Zebrafish connexin41.8 as a leopard gene. (A) Map of the leopard region. The yellow arrowhead indicates the microsatellite marker z9704. The red bar indicates the bacterial artificial chromosome (BAC) clone zK53o8, which includes the critical region for leopard. The black bars show the BAC clones located around this region. Green arrowheads indicate single nucleotide polymorphism marker sites. Each site was named as shown above the arrowhead. The numbers below the green arrowheads refer to the number of recombination events (supplementary information online).

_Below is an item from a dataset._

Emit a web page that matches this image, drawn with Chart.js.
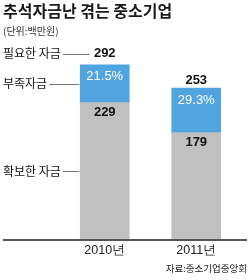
<!DOCTYPE html>
<html>
<head>
<meta charset="utf-8">
<script src="https://cdn.jsdelivr.net/npm/chart.js@4"></script>
<style>
  html, body { margin: 0; padding: 0; background: #fff; }
  #wrap { width: 250px; height: 280px; position: relative; }
</style>
</head>
<body>
<div id="wrap"><canvas id="fundChart" width="250" height="280"></canvas></div>
<script>
const years = ['2010년', '2011년'];
const secured = [229, 179];     // 확보한 자금
const shortfall = [63, 74];     // 부족자금
const needed = [292, 253];      // 필요한 자금
const shortRate = ['21.5%', '29.3%'];

const KR = '"Noto Sans CJK KR", "Noto Sans", sans-serif';
const NUM = '"Liberation Sans", Arial, sans-serif';

// titles, callouts and value labels
const labelPlugin = {
    id: 'labels',
    afterDatasetsDraw(chart) {
        const ctx = chart.ctx;
        const x = chart.scales.x, y = chart.scales.y;
        const area = chart.chartArea;
        ctx.save();

        ctx.fillStyle = '#1a1a1a';
        ctx.textBaseline = 'middle';
        ctx.textAlign = 'left';
        ctx.font = 'bold 16px ' + KR;
        ctx.fillText('추석자금난 겪는 중소기업', 3, 11);
        ctx.fillStyle = '#333';
        ctx.font = '10px ' + KR;
        ctx.fillText('(단위:백만원)', 3, 31);

        // baseline
        ctx.strokeStyle = '#555';
        ctx.lineWidth = 2;
        ctx.beginPath();
        ctx.moveTo(3, area.bottom);
        ctx.lineTo(247, area.bottom);
        ctx.stroke();

        const barMeta = chart.getDatasetMeta(1);
        years.forEach((yr, i) => {
            const cx = x.getPixelForValue(i);
            const topY = y.getPixelForValue(needed[i]);
            const midY = y.getPixelForValue(secured[i]);

            ctx.textAlign = 'center';
            ctx.fillStyle = '#111';
            ctx.font = 'bold 13px ' + NUM;
            ctx.fillText(String(needed[i]), cx, topY - (i === 0 ? 11 : 8));
            ctx.fillText(String(secured[i]), cx, midY + 10);

            ctx.fillStyle = '#fff';
            ctx.font = '13px ' + NUM;
            ctx.fillText(shortRate[i], cx, topY + 12);

            ctx.fillStyle = '#222';
            ctx.font = '12.5px ' + NUM;
            ctx.fillText(yr, cx, area.bottom + 11);
        });

        // callouts on the left of the first bar
        const b0 = barMeta.data[0];
        const left = b0.x - b0.width / 2;
        const x0 = x.getPixelForValue(0);
        const top0 = y.getPixelForValue(needed[0]);
        const mid0 = y.getPixelForValue(secured[0]);
        const callouts = [
            ['필요한 자금', top0 - 11, x0 - 15],
            ['부족자금', (top0 + mid0) / 2, left - 1],
            ['확보한 자금', (mid0 + area.bottom) / 2, left - 1]
        ];
        ctx.font = '12px ' + KR;
        ctx.textAlign = 'left';
        ctx.strokeStyle = '#777';
        ctx.lineWidth = 1;
        callouts.forEach(([txt, ly, endX]) => {
            ctx.fillStyle = '#111';
            ctx.fillText(txt, 3, ly);
            const w = ctx.measureText(txt).width;
            ctx.beginPath();
            ctx.moveTo(3 + w + 2, Math.round(ly) + 0.5);
            ctx.lineTo(endX, Math.round(ly) + 0.5);
            ctx.stroke();
        });

        ctx.fillStyle = '#222';
        ctx.textAlign = 'right';
        ctx.font = '9.5px ' + KR;
        ctx.fillText('자료:중소기업중앙회', 247, 268);
        ctx.restore();
    }
};

const ctx = document.getElementById('fundChart').getContext('2d');
new Chart(ctx, {
    type: 'bar',
    data: {
        labels: years,
        datasets: [{
            label: '확보한 자금',
            data: secured,
            backgroundColor: '#c0c0c0',
            barThickness: 49
        }, {
            label: '부족자금',
            data: shortfall,
            backgroundColor: '#50a4df',
            barThickness: 49
        }]
    },
    options: {
        responsive: false,
        animation: false,
        layout: { padding: { top: 30, bottom: 40, left: 59, right: 8 } },
        plugins: { legend: { display: false }, tooltip: { enabled: false } },
        scales: {
            x: { stacked: true, display: false },
            y: { stacked: true, display: false, min: 0, max: 350 }
        }
    },
    plugins: [labelPlugin]
});
</script>
</body>
</html>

This region includes two genes, bcl9 and Cx41.8. Cx41.8 is indicated by a red arrowhead. (B) Schematic of zebrafish connexin41.8 showing predicted structural motifs and mutations detected in leopard alleles.

Figure 3

Patch-clamp analysis of Cx41.8 hemichannels expressed in HeLa cells. (A) Establishment of conditions for patch-clamp analysis with HeLa cells transfected with the wild-type (WT) Cx41.8 cDNA. I_m responses recorded in solution with no added Ca²⁺ (upper), with 2 mM Ca²⁺ (middle) and with 200 μM carbenoxolone (lower) in the bath solution. (B) Superimposed I_m traces from HeLa cells expressing WT, leo^tw28 or leo^tq270 connexin41.8, and untransfected HeLa cells (negative control). (C) Bar graph of WT (N=4), mutant leo^tw28 (N=7) and mutant leo^tq270 (N=8), compared with untransfected HeLa cells (N=8, negative control). Data represent the means±s.e.m. Each value was compared with that of WT. ^*P<0.005.

Figure 4

Cx41.8 expression in adult tissues. Reverse transcription–PCR was performed with RNA samples isolated from the indicated adult fish tissues. M indicates molecular size marker. Total RNAs were reverse-transcribed with oligo-d(T)₁₈ primer, and the resultant complementary DNAs were amplified by PCR using specific primers for (A) Cx41.8 and (B) β-actin.